世界遺産・高野山の尾張徳川家/大友氏などの大名や皇族・伏見宮家ゆかりの宿坊に重森三玲が作庭した苔の美しい枯山水庭園。狩野探幽の襖絵も。
本覚院庭園について
「本覺院」(ほんがくいん)は高野山真言宗の別格本山の寺院・宿坊。京都『東福寺方丈庭園』が有名な昭和の作庭家・重森三玲による石庭“不二の庭”をはじめ、“蓬莱の庭”“積翠観”“北翠庭”“池泉庭”と5つの庭園があります。
世界遺産・高野山には重森三玲の最高傑作のひとつ『福智院庭園』のほか、国の登録記念物(名勝地)の文化財庭園『正智院庭園』、『西禅院庭園』、『桜池院庭園』等が残りますが、まだ見たことがなかったのが本覚院庭園。2021年10月に約1年ぶりに高野山を訪れ初めて宿泊しました。

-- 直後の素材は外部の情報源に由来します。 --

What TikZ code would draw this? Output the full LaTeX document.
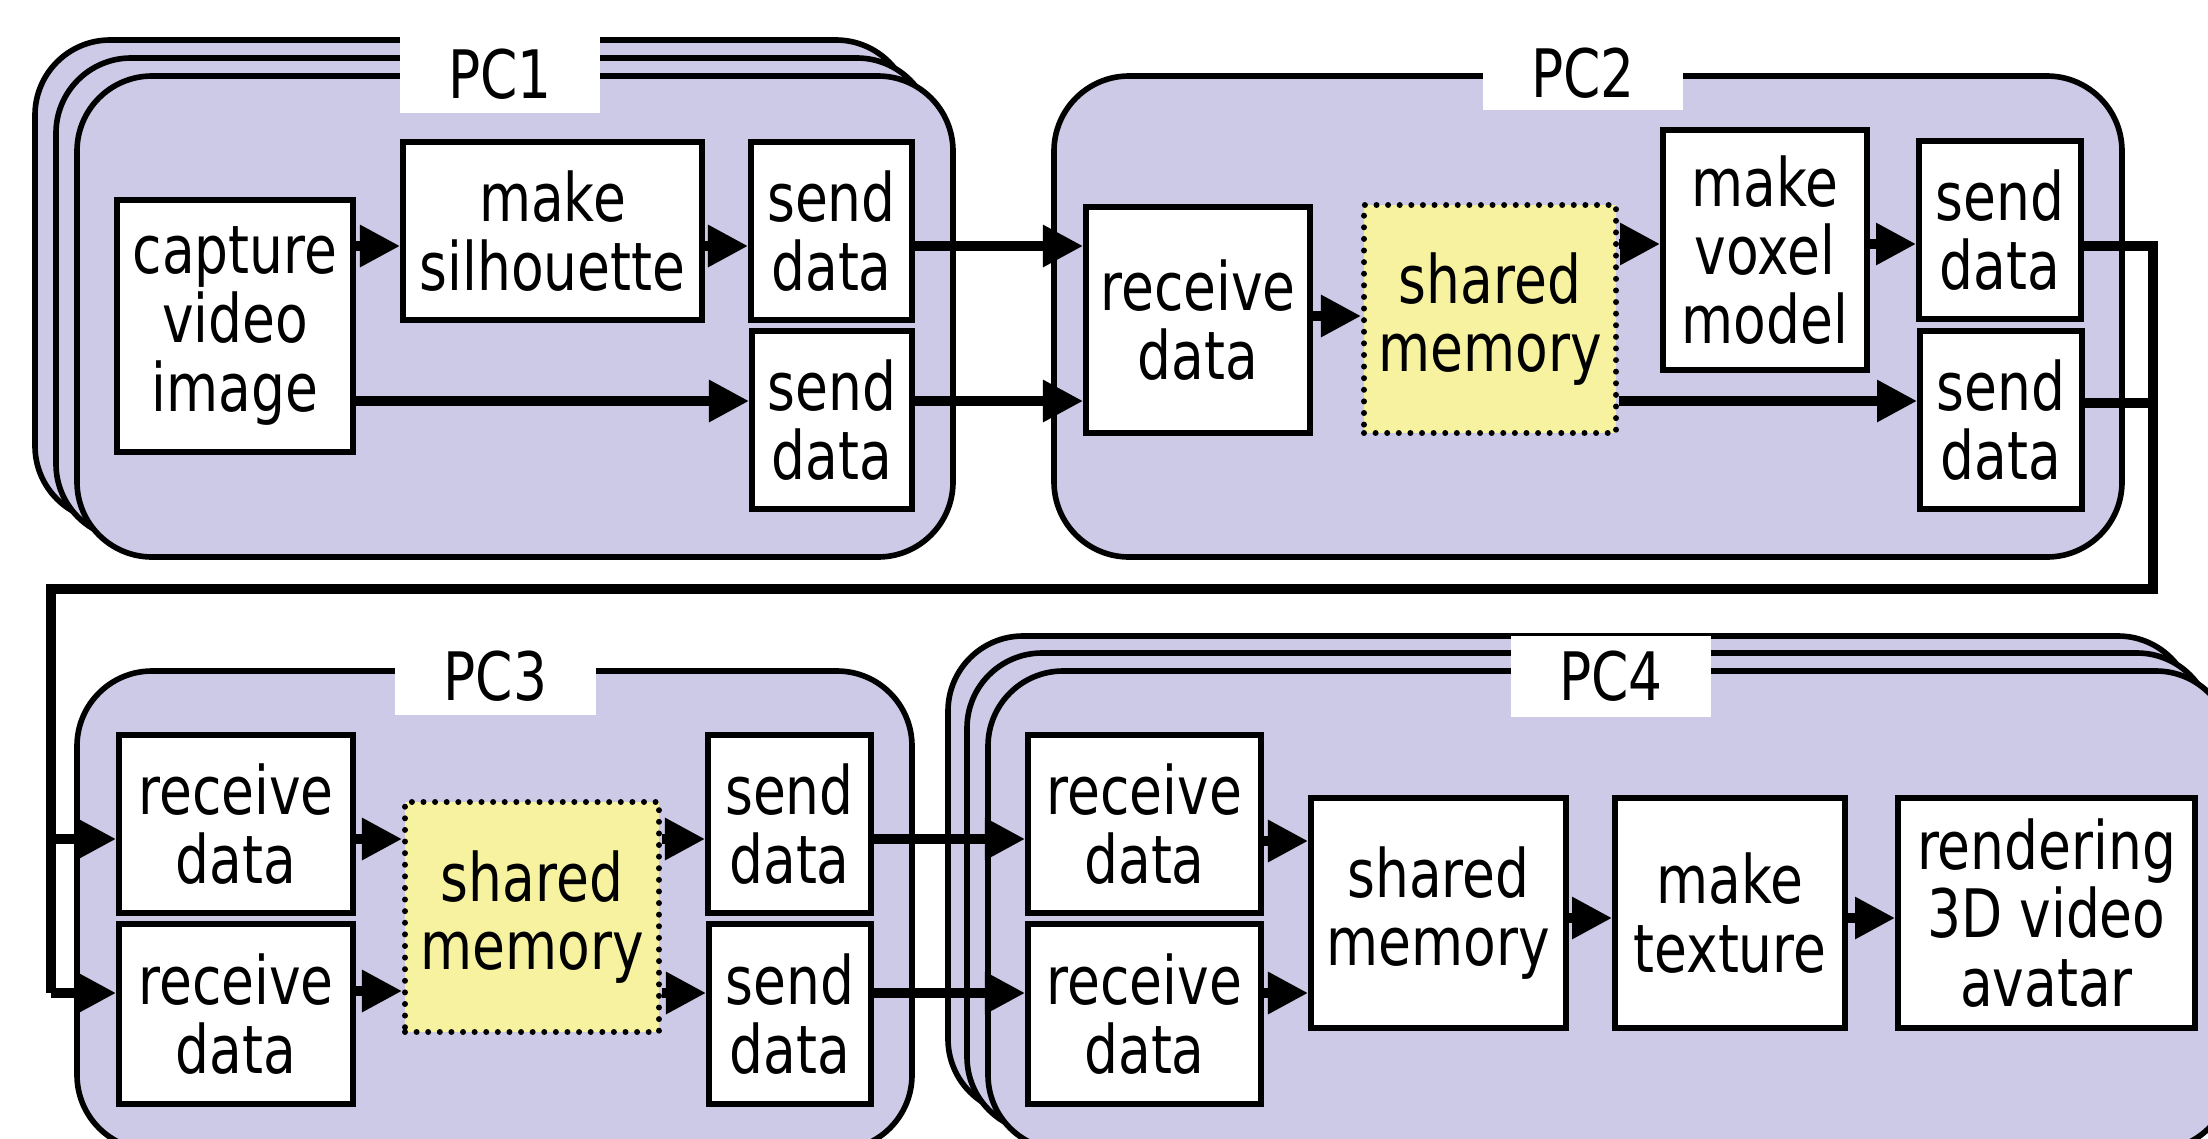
\documentclass[tikz,border=0pt]{standalone}
\usepackage{fontspec}
\setmainfont[FakeStretch=0.8]{DejaVu Sans}
\usepackage{tikz}
\usetikzlibrary{arrows.meta}

\definecolor{pcfill}{RGB}{204,202,230}
\definecolor{memfill}{RGB}{246,242,160}

\tikzset{
	pcframe/.style={draw=black, fill=pcfill, line width=1.6pt, rounded corners=0.75cm},
	pclabel/.style={fill=white, inner sep=0pt, font=\fontsize{19}{19}\selectfont},
	proc/.style={draw=black, fill=white, line width=1.7pt, inner sep=0pt, align=center, font=\fontsize{19}{19.5}\selectfont},
	shmem/.style={proc, fill=memfill, line width=1.7pt, dash pattern=on 0pt off 3.3pt, line cap=round},
	flow/.style={line width=2.6pt, -{Triangle[length=0.4cm,width=0.4cm]}},
	wire/.style={line width=2.6pt}
}

% box from its two corners (pixel units)
\def\procbox[#1](#2)(#3,#4)(#5,#6)#7{\node[#1, minimum width={(#5-#3)*0.01cm}, minimum height={(#6-#4)*0.01cm}] (#2) at ({(#3+#5)/2},{(#4+#6)/2}) {#7};}

\begin{document}
\begin{tikzpicture}[x=0.01cm, y=-0.01cm]
			\useasboundingbox (0,0) rectangle (2208,1139);
			\clip (0,0) rectangle (2208,1139);
			
			%%%%% FRAMES %%%%%
			
			\draw[pcframe] (35,40) rectangle (911,521);
			\draw[pcframe] (56,58) rectangle (932,539);
			\draw[pcframe] (77,76) rectangle (953,557);
			\procbox[pclabel](lbl1)(400,36)(600,113){PC1}
			
			\draw[pcframe] (1054,76) rectangle (2122,557);
			\procbox[pclabel](lbl2)(1483,36)(1683,110){PC2}
			
			\draw[pcframe] (77,671) rectangle (912,1150);
			\procbox[pclabel](lbl3)(395,637)(596,715){PC3}
			
			\draw[pcframe] (948,636) rectangle (2193,1114);
			\draw[pcframe] (967,653) rectangle (2212,1132);
			\draw[pcframe] (988,671) rectangle (2231,1150);
			\procbox[pclabel](lbl4)(1511,636)(1711,717){PC4}
			
			%%%%% PC1 %%%%%
			
			\procbox[proc](cap)(117,200)(353,452){capture\\video\\image}
			\procbox[proc](sil)(403,142)(702,320){make\\silhouette}
			\procbox[proc](snda)(751,142)(912,320){send\\data}
			\procbox[proc](sndb)(752,331)(912,509){send\\data}
			
			%%%%% PC2 %%%%%
			
			\procbox[proc](rcv)(1086,207)(1310,433){receive\\data}
			\procbox[shmem](shm)(1364,205)(1616,433){shared\\memory}
			\procbox[proc](vox)(1663,130)(1867,370){make\\voxel\\model}
			\procbox[proc](sndc)(1919,141)(2081,319){send\\data}
			\procbox[proc](sndd)(1920,331)(2082,509){send\\data}
			
			%%%%% PC3 %%%%%
			
			\procbox[proc](rcva)(119,735)(353,913){receive\\data}
			\procbox[proc](rcvb)(119,924)(353,1104){receive\\data}
			\procbox[shmem](shmb)(405,802)(659,1032){shared\\memory}
			\procbox[proc](snde)(708,735)(871,913){send\\data}
			\procbox[proc](sndf)(709,924)(871,1104){send\\data}
			
			%%%%% PC4 %%%%%
			
			\procbox[proc](rcvc)(1028,735)(1261,913){receive\\data}
			\procbox[proc](rcvd)(1028,924)(1261,1104){receive\\data}
			\procbox[proc](shmc)(1311,798)(1566,1028){shared\\memory}
			\procbox[proc](tex)(1615,798)(1845,1028){make\\texture}
			\procbox[proc](ren)(1898,798)(2195,1028){rendering\\3D video\\avatar}
			
			%%%%% ARROWS %%%%%
			
			\draw[flow] (cap.east |- 0,246) -- (sil.west |- 0,246);
			\draw[flow] (sil.east |- 0,246) -- (snda.west |- 0,246);
			\draw[flow] (cap.east |- 0,401) -- (sndb.west |- 0,401);
			
			\draw[flow] (snda.east |- 0,246) -- (rcv.west |- 0,246);
			\draw[flow] (sndb.east |- 0,401) -- (rcv.west |- 0,401);
			
			\draw[flow] (rcv.east |- 0,316) -- (shm.west |- 0,316);
			\draw[flow] (shm.east |- 0,244) -- (vox.west |- 0,244);
			\draw[flow] (vox.east |- 0,244) -- (sndc.west |- 0,244);
			\draw[flow] (shm.east |- 0,401) -- (sndd.west |- 0,401);
			
			% back down to PC3
			\coordinate (turnR) at (2153,589);
			\coordinate (turnL) at (51,589);
			\draw[wire] (sndc.east |- 0,246) -| (turnR) -- (turnL) -- (turnL |- 0,993);
			\draw[wire] (sndd.east |- 0,403) -- (turnR |- 0,403);
			\draw[flow] (turnL |- 0,839) -- (rcva.west |- 0,839);
			\draw[flow] (turnL |- 0,993) -- (rcvb.west |- 0,993);
			
			\draw[flow] (rcva.east |- 0,839) -- (shmb.west |- 0,839);
			\draw[flow] (rcvb.east |- 0,991) -- (shmb.west |- 0,991);
			\draw[flow] (shmb.east |- 0,839) -- (snde.west |- 0,839);
			\draw[flow] (shmb.east |- 0,993) -- (sndf.west |- 0,993);
			
			\draw[flow] (snde.east |- 0,839) -- (rcvc.west |- 0,839);
			\draw[flow] (sndf.east |- 0,993) -- (rcvd.west |- 0,993);
			
			\draw[flow] (rcvc.east |- 0,841) -- (shmc.west |- 0,841);
			\draw[flow] (rcvd.east |- 0,993) -- (shmc.west |- 0,993);
			\draw[flow] (shmc.east |- 0,918) -- (tex.west |- 0,918);
			\draw[flow] (tex.east |- 0,918) -- (ren.west |- 0,918);
			
\end{tikzpicture}
\end{document}
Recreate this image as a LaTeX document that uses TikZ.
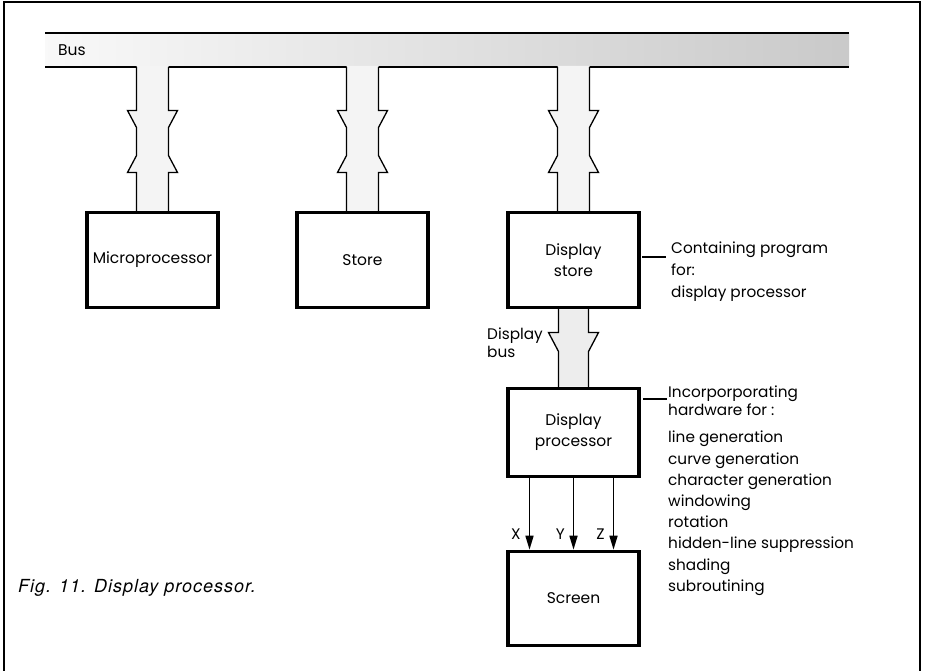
\documentclass[tikz,border=0pt]{standalone}
\usepackage{fontspec}
\setmainfont{Poppins}
\newfontfamily\capfont[LetterSpace=5.5]{TeX Gyre Heros}
\usetikzlibrary{arrows.meta,positioning}
\newcommand\lab{\fontsize{15.5}{21}\selectfont}
\newcommand\notefont[1]{\fontsize{15.3}{#1}\selectfont}
\tikzset{
  >={Triangle[length=14pt,width=8pt]},
  unit/.style={draw,line width=3.6pt,outer sep=0pt,minimum width=131pt,minimum height=95pt,inner sep=2pt,align=center,font=\lab},
  busedge/.style={line width=1.3pt},
  busfill/.style={fill=gray!9},
  arr/.style={->,line width=1.6pt,shorten >=1.8pt},
  tick/.style={line width=1.3pt},
  note/.style={align=left,inner sep=0pt,anchor=north west},
  frame/.style={line width=1.2pt},
}

\begin{document}
\begin{tikzpicture}[x=1pt,y=1pt,node distance=79pt]
\useasboundingbox (0,0) rectangle (931,-671);
\draw[frame] (4,-671) -- (4,-2) -- (920,-2) -- (920,-671);
% system bus
\node[minimum width=804pt,minimum height=34pt,inner sep=0pt,outer sep=0pt,left color=gray!5,right color=gray!42] (bus) at (447,-50) {};
\draw[busedge] (bus.north west) -- (bus.north east);
\draw[busedge] (bus.south west) -- (bus.south east);
\node[font=\lab,inner sep=0pt,right=13pt of bus.west] (buslab) {Bus};
% units
\node[unit] (mp) at (152.5,-260) {Microprocessor};
\node[unit,right=of mp] (st) {Store};
\node[unit,right=80pt of st] (ds) {Display\\store};
\node[unit,below=81pt of ds,minimum height=88pt] (dp) {Display\\processor};
\node[unit,below=75pt of dp,minimum height=94pt] (sc) {Screen};
% drops from the bus
\foreach \u in {mp,st,ds}{
  \begin{scope}[shift={(\u.north)}]
    \fill[busfill] (-16,146.5) -- (-16,102) -- (-25,102) -- (-16,85) -- (-16,57) -- (-25,40) -- (-16,40) -- (-16,1.8)
      -- (16,1.8) -- (16,40) -- (25,40) -- (16,57) -- (16,85) -- (25,102) -- (16,102) -- (16,146.5) -- cycle;
    \draw[busedge] (-16,145.5) -- (-16,102) -- (-25,102) -- (-16,85) -- (-16,57) -- (-25,40) -- (-16,40) -- (-16,0);
    \draw[busedge] (16,145.5) -- (16,102) -- (25,102) -- (16,85) -- (16,57) -- (25,40) -- (16,40) -- (16,0);
  \end{scope}
}
% display bus
\begin{scope}[shift={(ds.south)}]
  \fill[gray!14] (-15,-1.8) -- (-15,-25) -- (-25,-25) -- (-15,-44) -- (-15,-79.2)
    -- (15,-79.2) -- (15,-44) -- (25,-25) -- (15,-25) -- (15,-1.8) -- cycle;
  \draw[busedge] (-15,0) -- (-15,-25) -- (-25,-25) -- (-15,-44) -- (-15,-81);
  \draw[busedge] (15,0) -- (15,-25) -- (25,-25) -- (15,-44) -- (15,-81);
\end{scope}
\node[note,font=\notefont{18}] (dblab) at (487,-328) {Display\\bus};
% outputs to the screen
\foreach \dx/\v in {-44/X,0/Y,40/Z}
  \draw[arr] ([xshift=\dx pt]dp.south) -- node[pos=0.77,left=8pt,font=\notefont{18},inner sep=0pt]{\v} ([xshift=\dx pt]sc.north);
% notes
\draw[tick] ([xshift=3pt,yshift=3pt]ds.east) -- ([xshift=27pt,yshift=3pt]ds.east);
\node[note,font=\notefont{22}] (dsnote) at (671,-242) {Containing program\\for:\\display processor};
\draw[tick] ([xshift=4pt,yshift=-10.5pt]dp.north east) -- ([xshift=28pt,yshift=-10.5pt]dp.north east);
\node[note,font=\notefont{18}] (dpnote) at (668,-386) {Incorporporating\\hardware for :};
\node[note,font=\notefont{21.2}] (dplist) at (668,-431) {line generation\\curve generation\\character generation\\windowing\\rotation\\hidden-line suppression\\shading\\subroutining};
\node[font=\capfont\itshape\fontsize{18}{20}\selectfont,anchor=west,inner sep=0pt] (cap) at (18,-588) {Fig. 11. Display processor.};
\end{tikzpicture}
\end{document}
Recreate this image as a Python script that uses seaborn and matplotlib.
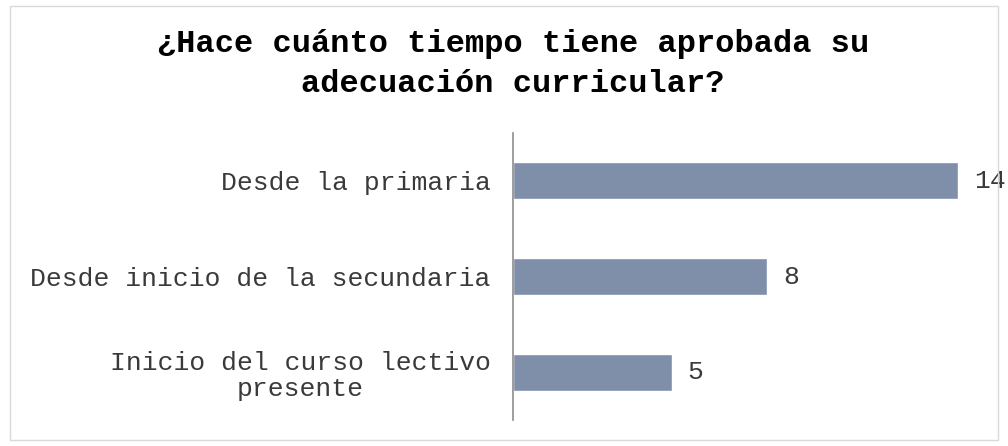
import pandas as pd
import seaborn as sns
import matplotlib.pyplot as plt
from matplotlib.patches import Rectangle

categories = ['Desde la primaria', 'Desde inicio de la secundaria',
              'Inicio del curso lectivo\npresente']
counts = [14, 8, 5]

data = pd.DataFrame({'categoria': categories, 'cantidad': counts})

sns.set_style('white')
plt.rcParams['font.family'] = ['Liberation Mono', 'DejaVu Sans Mono']

fig = plt.figure(figsize=(10.08, 4.46), dpi=100)
ax = fig.add_axes([513 / 1008, 26 / 446, 445 / 1008, 287 / 446])

sns.barplot(data=data, x='cantidad', y='categoria', color='#7F8FA9',
            saturation=1, width=0.39, ax=ax)

ax.set_xlim(0, 14)
ax.set_ylim(2.5, -0.5)
ax.set_xlabel('')
ax.set_ylabel('')
ax.set_xticks([])
for s in ['top', 'right', 'bottom']:
    ax.spines[s].set_visible(False)
ax.spines['left'].set_color('#8c8c8c')
ax.spines['left'].set_linewidth(1.2)
ax.tick_params(axis='y', length=0, pad=16, labelsize=19, labelcolor='#3a3a3a')
for lbl in ax.get_yticklabels():
    lbl.set_multialignment('center')
    lbl.set_linespacing(1.1)

for i, v in enumerate(counts):
    ax.text(v + 0.5, i, str(v), va='center', ha='left', fontsize=19,
            color='#3a3a3a', clip_on=False)

fig.text(513 / 1008, 1 - 64 / 446,
         '¿Hace cuánto tiempo tiene aprobada su\nadecuación curricular?',
         ha='center', va='center', fontsize=23, fontweight='bold',
         color='#000000', linespacing=1.4)

fig.patches.append(Rectangle((10 / 1008, 6 / 446), 988 / 1008, 434 / 446,
                             transform=fig.transFigure, fill=False,
                             edgecolor='#d9d9d9', linewidth=1))

fig.savefig('out.png', dpi=100)
plt.close()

高野山ケーブル・高野山駅からの路線バスを「高野警察前」で降りてすぐ。その歴史は平安時代末期、1190年(建久元年)に『平家物語』にも登場する当時の有名歌人・待宵の小侍従の請願により高野山に登った行空上人の創建と伝わります。またこの場所はそこから遡ること約400年前に高野山開祖・弘法大師空海が地蔵菩薩を安置した場所でもありました。
以来、皇族の伏見宮家の御菩薩所になったことをはじめ、鎌倉時代の武将で後の戦国武将・大友氏の初代・大友能直(大友一法師丸)以来の大友家19代、江戸時代には徳川御三家筆頭・尾張徳川家、白杵藩主・稲葉家、伊予大洲城主・加藤家、岸和田城主・岡部家などからも信仰を集めました。御本尊は智証大師・円珍の作と伝わる不動明王。
当初は“講坊”と呼ばれた本覚院が現在の寺名になったのは江戸時代中期の元禄年間。少し遡って江戸時代初期には狩野派・狩野探幽が滞在し襖絵・天井絵を残し、宿泊中はそれを鑑賞することも。
山裾に築かれた本覚院の本堂の北庭として1953年(昭和28年)に作庭されたのが“石庭不二の庭”。この年は代表作のひとつ『岸和田城庭園“八陣の庭”』を作庭した年でもある。
一面の苔庭の中にトレードマークとも言える青石の立石による三尊石組が配された庭園で、廊下・通路に沿って270度からの視点を楽しめる。傾斜がある元々の地をそのまま活かし、通路を歩きながら視点が上下することを意識して作庭された枯山水庭園。また西側に建つ宿坊の廊下からは東側の山を借景にした眺望も!
“不二の庭”の先には同じく苔むした枯山水庭園“蓬莱の庭”があります。でも作風は重森三玲っぽくはないかな…?
その他にも客室から眺められる枯山水庭園“積翠観”“連翠観”は重森三玲っぽくないのだけれど、中庭の池泉庭は少し「ぽさ」があるように感じられた。護岸石組や丸っこい沢飛び石とか…。
庭園内には書院造りの離れ・茶室『空点房』が建ちます。見学できなかったけど特別な方向けの客室かな…。朝のお勤めの後には部屋食の精進料理も。昼食のみの予約も可能とのことだけど、ぜひ宿坊での一夜も体験してみて。